====== Stored records ======

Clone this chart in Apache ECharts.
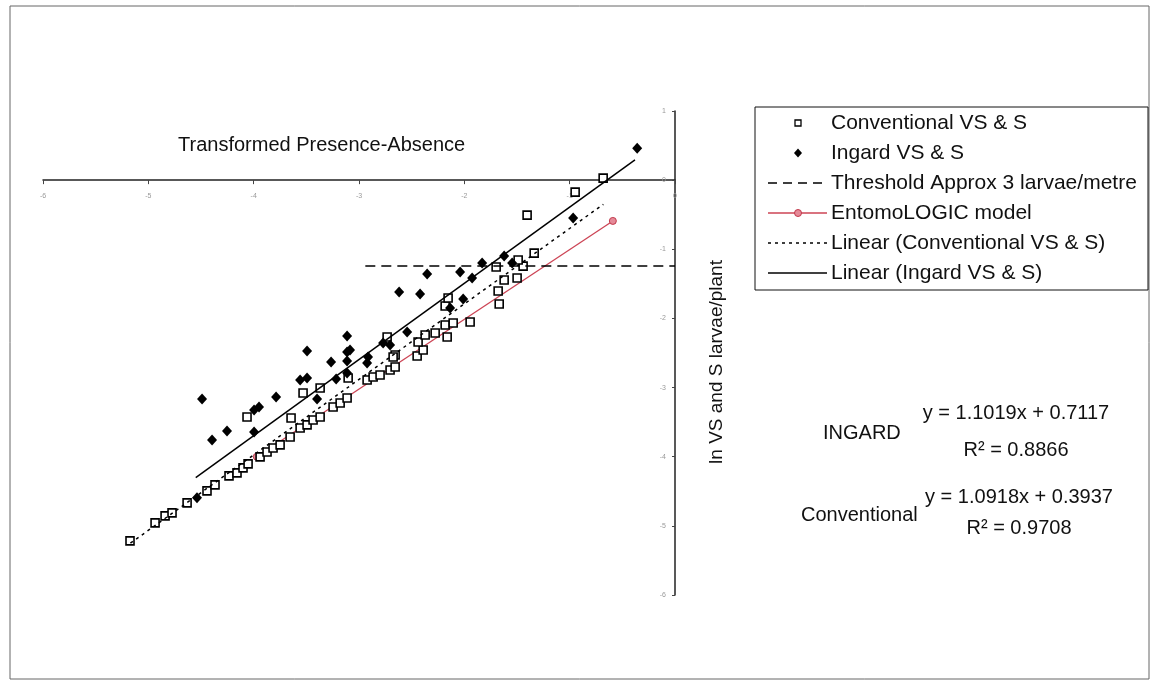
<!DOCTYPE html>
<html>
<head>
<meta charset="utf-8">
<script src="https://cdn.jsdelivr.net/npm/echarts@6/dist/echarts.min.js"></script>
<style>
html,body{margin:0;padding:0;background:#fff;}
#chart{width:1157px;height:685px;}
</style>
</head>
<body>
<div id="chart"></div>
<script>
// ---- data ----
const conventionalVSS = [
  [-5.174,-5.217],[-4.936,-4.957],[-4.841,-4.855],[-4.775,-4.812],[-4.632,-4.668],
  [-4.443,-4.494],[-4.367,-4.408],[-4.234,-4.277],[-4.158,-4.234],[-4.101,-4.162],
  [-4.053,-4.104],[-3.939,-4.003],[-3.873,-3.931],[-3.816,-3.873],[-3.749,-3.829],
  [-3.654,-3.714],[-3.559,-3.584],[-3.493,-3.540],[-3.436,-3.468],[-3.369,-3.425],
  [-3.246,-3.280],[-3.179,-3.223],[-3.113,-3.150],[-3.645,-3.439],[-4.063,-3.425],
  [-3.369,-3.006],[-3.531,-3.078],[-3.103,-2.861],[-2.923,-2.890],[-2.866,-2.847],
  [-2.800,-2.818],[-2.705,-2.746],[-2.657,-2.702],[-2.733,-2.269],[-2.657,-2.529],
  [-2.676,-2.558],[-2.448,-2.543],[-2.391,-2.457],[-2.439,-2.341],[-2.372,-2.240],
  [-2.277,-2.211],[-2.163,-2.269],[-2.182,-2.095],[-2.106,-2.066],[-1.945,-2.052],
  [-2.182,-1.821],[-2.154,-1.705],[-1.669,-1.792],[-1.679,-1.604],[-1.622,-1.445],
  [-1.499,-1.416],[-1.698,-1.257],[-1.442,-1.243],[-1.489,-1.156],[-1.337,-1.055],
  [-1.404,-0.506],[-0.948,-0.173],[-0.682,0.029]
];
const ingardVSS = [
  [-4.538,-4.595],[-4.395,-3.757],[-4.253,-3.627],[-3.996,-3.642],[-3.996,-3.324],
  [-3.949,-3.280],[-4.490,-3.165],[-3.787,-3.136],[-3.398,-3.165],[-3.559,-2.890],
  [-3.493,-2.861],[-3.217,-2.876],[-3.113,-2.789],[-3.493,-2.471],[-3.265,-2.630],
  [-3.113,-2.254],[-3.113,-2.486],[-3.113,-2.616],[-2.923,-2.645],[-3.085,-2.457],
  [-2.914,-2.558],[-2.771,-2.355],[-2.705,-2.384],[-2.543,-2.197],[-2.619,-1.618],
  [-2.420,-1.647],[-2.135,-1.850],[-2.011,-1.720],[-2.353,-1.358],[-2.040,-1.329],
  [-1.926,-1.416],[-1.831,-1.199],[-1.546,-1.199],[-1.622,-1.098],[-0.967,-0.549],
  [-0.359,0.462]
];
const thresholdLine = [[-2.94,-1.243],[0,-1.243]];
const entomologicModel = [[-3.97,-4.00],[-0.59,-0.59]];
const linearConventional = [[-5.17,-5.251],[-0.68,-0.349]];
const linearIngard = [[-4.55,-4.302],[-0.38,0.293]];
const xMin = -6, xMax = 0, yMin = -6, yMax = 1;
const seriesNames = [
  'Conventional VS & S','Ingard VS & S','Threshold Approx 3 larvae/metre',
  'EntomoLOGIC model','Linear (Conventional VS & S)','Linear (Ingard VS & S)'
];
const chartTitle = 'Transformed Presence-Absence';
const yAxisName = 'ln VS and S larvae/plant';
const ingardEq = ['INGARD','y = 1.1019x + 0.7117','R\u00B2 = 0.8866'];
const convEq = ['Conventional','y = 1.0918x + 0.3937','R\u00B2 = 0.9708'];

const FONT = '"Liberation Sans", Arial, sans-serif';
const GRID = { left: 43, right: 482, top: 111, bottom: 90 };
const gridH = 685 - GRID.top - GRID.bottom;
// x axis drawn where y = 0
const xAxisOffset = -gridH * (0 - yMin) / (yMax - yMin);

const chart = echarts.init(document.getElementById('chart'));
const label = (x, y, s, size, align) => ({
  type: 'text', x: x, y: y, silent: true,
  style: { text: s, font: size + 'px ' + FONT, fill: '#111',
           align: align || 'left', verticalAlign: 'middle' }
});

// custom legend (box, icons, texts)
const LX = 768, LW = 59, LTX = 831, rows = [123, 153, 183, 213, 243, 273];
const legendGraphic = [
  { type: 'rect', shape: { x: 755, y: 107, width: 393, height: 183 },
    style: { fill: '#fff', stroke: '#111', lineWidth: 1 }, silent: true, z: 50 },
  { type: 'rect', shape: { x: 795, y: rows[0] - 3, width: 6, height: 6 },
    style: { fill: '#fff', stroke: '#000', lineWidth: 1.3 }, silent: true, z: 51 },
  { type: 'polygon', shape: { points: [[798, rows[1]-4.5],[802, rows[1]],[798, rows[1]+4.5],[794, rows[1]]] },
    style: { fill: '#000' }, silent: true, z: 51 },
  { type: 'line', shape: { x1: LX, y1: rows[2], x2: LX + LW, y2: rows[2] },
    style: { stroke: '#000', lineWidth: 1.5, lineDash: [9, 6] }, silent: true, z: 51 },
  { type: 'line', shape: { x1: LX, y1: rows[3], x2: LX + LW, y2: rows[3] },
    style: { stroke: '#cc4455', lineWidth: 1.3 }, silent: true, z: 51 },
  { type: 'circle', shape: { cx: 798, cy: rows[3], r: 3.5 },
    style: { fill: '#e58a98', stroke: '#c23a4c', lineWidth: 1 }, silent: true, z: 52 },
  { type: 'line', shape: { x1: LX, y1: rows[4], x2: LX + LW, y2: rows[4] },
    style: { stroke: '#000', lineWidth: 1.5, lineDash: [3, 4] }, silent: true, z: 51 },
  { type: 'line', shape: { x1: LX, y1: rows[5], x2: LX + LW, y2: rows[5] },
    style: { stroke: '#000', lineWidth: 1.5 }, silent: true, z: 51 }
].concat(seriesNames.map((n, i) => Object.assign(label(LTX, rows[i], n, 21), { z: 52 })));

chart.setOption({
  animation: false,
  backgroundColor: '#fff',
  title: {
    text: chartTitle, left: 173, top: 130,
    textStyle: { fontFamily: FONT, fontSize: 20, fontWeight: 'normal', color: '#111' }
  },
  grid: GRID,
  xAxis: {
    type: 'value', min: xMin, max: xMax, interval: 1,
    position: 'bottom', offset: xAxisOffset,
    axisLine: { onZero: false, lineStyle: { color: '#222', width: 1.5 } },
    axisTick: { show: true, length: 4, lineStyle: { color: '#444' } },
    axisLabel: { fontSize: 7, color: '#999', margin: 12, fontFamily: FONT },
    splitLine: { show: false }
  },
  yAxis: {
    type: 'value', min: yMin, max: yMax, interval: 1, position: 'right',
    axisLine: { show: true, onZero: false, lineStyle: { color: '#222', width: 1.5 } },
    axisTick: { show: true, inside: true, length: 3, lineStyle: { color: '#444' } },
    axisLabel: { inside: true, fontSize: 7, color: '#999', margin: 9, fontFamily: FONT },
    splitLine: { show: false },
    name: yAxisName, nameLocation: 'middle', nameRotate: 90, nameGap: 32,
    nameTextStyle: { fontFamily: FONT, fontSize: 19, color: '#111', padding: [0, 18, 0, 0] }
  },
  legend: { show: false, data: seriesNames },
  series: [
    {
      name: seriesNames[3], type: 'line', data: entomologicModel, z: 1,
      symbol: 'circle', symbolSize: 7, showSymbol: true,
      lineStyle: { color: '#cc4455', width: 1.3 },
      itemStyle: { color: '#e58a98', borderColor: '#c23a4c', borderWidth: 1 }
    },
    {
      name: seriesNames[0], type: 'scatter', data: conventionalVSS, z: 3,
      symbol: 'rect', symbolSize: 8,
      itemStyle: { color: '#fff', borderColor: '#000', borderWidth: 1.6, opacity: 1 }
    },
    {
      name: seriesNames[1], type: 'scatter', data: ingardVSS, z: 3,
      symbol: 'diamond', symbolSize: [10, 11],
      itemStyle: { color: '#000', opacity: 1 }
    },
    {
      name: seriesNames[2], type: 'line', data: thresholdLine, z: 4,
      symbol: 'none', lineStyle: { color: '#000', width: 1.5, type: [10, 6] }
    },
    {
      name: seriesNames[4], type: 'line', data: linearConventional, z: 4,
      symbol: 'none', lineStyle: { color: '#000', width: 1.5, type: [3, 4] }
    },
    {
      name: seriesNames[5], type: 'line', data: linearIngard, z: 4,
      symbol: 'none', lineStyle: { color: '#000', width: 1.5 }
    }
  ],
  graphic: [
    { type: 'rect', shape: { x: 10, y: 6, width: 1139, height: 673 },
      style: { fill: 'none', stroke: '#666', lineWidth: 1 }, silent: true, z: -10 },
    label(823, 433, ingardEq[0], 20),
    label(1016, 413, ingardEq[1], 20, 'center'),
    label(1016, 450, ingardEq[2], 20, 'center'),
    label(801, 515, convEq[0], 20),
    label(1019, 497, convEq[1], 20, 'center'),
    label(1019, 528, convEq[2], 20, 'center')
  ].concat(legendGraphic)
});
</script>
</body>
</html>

======
====== Stored records ======

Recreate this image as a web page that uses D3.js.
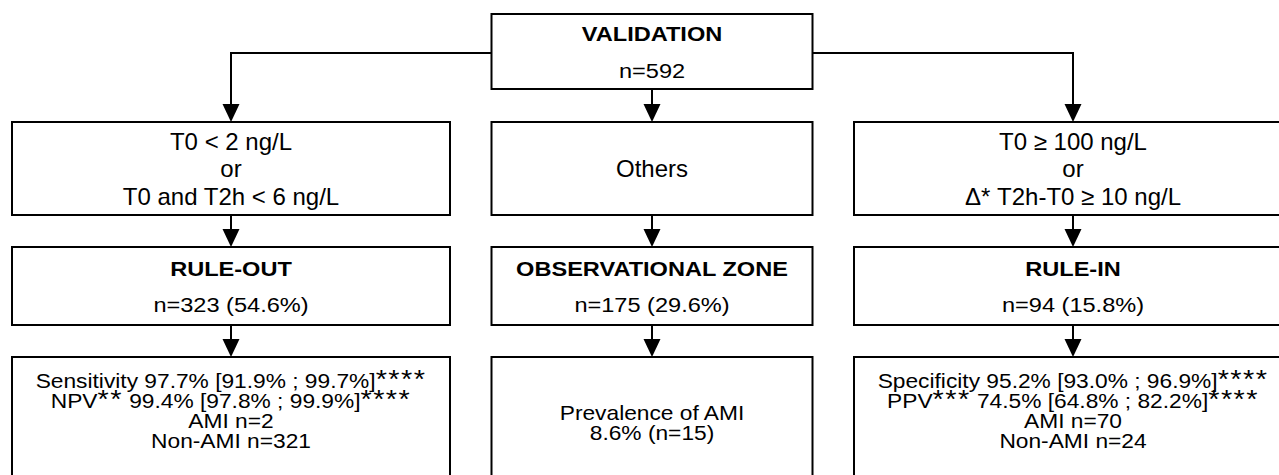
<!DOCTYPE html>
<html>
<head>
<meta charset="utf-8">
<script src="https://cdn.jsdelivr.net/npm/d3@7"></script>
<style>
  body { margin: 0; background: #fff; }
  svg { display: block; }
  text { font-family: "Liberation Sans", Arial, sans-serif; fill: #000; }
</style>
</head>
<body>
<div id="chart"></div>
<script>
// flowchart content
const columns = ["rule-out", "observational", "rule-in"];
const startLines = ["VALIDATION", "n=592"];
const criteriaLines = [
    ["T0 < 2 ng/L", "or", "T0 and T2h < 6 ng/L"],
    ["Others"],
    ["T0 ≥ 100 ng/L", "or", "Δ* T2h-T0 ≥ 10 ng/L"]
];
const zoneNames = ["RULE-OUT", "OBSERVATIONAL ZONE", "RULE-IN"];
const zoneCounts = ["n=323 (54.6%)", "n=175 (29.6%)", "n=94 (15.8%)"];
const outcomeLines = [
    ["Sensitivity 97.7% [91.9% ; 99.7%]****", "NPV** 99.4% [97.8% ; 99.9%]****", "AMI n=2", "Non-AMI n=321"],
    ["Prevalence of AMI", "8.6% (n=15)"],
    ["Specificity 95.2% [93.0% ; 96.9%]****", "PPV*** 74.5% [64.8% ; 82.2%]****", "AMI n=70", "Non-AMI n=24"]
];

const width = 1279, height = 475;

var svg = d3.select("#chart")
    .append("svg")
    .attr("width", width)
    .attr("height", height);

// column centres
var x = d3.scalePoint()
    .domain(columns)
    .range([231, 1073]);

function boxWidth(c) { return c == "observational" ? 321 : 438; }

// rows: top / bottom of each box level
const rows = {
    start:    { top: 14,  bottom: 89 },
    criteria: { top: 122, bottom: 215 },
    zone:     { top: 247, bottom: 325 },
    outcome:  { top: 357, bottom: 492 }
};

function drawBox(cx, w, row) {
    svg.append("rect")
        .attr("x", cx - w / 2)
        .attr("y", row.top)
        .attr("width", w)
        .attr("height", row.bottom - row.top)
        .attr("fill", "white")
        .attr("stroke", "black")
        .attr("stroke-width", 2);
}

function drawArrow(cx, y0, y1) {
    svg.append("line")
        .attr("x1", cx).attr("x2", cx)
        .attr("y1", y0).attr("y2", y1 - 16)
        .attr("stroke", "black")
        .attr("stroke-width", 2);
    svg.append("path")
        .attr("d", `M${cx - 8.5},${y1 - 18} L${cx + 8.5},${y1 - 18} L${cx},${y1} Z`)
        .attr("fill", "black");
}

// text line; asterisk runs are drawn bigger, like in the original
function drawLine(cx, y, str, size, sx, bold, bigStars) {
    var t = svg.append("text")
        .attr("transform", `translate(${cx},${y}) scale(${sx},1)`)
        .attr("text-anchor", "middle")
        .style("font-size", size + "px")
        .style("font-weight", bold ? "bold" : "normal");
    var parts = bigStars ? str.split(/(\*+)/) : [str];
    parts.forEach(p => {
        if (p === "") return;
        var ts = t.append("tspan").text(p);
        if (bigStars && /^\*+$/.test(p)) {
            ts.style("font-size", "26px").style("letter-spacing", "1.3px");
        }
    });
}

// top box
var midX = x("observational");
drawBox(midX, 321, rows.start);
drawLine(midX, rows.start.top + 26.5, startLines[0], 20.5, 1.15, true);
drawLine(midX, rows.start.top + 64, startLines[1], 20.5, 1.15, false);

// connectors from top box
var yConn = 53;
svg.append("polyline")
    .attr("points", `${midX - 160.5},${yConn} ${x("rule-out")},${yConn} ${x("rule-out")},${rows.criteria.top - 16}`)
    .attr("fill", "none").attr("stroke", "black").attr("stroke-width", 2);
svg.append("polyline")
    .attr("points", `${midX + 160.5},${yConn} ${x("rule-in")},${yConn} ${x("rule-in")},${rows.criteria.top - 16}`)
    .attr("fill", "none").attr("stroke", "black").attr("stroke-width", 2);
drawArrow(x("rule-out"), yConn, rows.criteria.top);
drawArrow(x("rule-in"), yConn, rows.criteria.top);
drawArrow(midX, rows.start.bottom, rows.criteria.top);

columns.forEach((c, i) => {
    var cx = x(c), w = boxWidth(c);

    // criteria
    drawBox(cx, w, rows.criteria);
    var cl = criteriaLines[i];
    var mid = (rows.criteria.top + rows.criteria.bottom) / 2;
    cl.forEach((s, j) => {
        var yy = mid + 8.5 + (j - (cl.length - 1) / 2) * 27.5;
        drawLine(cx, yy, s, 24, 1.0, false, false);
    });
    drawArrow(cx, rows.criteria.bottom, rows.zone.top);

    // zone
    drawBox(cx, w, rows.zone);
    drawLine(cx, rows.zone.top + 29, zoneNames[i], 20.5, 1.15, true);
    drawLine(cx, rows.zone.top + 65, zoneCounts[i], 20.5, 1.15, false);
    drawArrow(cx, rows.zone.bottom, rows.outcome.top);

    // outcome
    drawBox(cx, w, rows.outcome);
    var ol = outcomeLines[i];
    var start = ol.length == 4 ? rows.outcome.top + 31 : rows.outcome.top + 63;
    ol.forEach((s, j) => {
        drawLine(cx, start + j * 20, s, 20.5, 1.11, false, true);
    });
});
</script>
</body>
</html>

======
====== Stored records ======

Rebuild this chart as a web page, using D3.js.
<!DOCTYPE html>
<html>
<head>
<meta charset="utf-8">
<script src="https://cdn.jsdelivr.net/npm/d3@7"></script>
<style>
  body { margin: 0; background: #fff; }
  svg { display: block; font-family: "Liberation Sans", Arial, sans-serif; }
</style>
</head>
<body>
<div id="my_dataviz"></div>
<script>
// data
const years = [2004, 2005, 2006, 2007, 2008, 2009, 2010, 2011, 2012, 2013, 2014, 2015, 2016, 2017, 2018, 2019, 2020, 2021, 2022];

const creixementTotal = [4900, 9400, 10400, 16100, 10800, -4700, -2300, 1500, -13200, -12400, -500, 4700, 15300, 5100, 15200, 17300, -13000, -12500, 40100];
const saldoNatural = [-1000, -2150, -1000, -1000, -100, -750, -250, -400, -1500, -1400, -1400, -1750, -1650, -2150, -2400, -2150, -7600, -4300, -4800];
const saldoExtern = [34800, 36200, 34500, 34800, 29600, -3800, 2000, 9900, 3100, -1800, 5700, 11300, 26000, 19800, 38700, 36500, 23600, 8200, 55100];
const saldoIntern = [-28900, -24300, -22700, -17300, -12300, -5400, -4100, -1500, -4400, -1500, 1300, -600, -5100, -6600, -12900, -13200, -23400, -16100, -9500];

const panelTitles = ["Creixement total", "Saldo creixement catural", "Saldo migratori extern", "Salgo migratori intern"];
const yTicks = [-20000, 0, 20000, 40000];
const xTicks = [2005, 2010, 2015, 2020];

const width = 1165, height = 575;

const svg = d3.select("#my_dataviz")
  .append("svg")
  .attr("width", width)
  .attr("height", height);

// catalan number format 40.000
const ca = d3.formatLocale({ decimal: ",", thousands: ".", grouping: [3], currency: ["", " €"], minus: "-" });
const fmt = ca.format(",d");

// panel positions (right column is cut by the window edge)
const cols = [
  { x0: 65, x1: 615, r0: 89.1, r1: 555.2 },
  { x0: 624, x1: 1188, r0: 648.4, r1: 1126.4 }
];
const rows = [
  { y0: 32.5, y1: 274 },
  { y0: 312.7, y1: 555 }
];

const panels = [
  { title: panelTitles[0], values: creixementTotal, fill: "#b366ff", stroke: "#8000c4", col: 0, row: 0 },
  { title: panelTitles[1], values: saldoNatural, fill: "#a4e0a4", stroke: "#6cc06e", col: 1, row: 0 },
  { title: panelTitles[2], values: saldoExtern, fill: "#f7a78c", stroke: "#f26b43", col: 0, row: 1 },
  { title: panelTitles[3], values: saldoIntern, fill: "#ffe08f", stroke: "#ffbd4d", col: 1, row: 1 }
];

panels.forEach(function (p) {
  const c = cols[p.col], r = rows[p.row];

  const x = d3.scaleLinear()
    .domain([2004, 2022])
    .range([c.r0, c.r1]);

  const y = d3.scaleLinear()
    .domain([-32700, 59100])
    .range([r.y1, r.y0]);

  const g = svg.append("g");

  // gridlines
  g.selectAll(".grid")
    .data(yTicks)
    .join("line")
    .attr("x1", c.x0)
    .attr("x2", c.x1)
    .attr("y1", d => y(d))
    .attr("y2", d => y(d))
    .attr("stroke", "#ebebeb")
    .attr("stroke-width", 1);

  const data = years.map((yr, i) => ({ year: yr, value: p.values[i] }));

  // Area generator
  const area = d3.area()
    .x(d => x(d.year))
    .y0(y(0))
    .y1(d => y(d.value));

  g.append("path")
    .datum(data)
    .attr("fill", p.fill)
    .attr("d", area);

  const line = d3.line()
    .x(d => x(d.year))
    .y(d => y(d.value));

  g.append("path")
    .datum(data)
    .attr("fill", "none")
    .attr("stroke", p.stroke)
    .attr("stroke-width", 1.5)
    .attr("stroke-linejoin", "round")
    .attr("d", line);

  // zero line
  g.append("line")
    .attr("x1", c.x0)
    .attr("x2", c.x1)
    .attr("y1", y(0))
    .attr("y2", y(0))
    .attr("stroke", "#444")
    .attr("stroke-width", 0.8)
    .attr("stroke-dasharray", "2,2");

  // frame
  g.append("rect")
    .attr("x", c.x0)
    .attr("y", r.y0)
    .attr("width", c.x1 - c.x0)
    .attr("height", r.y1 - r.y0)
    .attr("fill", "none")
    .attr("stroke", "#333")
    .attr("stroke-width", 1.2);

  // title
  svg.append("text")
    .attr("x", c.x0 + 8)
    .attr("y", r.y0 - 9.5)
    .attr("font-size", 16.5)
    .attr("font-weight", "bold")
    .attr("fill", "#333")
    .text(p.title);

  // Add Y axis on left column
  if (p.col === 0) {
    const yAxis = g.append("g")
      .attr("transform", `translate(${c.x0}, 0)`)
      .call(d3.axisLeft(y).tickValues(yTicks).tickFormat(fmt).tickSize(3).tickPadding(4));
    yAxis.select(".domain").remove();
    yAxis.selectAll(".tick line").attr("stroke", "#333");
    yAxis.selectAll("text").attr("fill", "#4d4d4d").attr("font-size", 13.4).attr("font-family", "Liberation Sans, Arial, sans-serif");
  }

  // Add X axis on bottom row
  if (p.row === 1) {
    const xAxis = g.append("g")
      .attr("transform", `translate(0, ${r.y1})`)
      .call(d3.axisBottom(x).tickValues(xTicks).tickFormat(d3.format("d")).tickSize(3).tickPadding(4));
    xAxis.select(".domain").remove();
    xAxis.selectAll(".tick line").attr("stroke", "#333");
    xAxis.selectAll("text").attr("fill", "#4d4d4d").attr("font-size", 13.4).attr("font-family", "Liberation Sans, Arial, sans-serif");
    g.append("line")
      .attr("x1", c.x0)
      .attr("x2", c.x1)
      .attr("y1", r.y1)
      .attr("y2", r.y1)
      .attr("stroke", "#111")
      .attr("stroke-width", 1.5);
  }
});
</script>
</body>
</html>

======

**Requirement**
Starting at the line that contains "Rebuild this chart", repeat each line exactly, and stop after the line that contains "2020, 2021, 2022];".

**Worked answer**
Rebuild this chart as a web page, using D3.js.
<!DOCTYPE html>
<html>
<head>
<meta charset="utf-8">
<script src="https://cdn.jsdelivr.net/npm/d3@7"></script>
<style>
  body { margin: 0; background: #fff; }
  svg { display: block; font-family: "Liberation Sans", Arial, sans-serif; }
</style>
</head>
<body>
<div id="my_dataviz"></div>
<script>
// data
const years = [2004, 2005, 2006, 2007, 2008, 2009, 2010, 2011, 2012, 2013, 2014, 2015, 2016, 2017, 2018, 2019, 2020, 2021, 2022];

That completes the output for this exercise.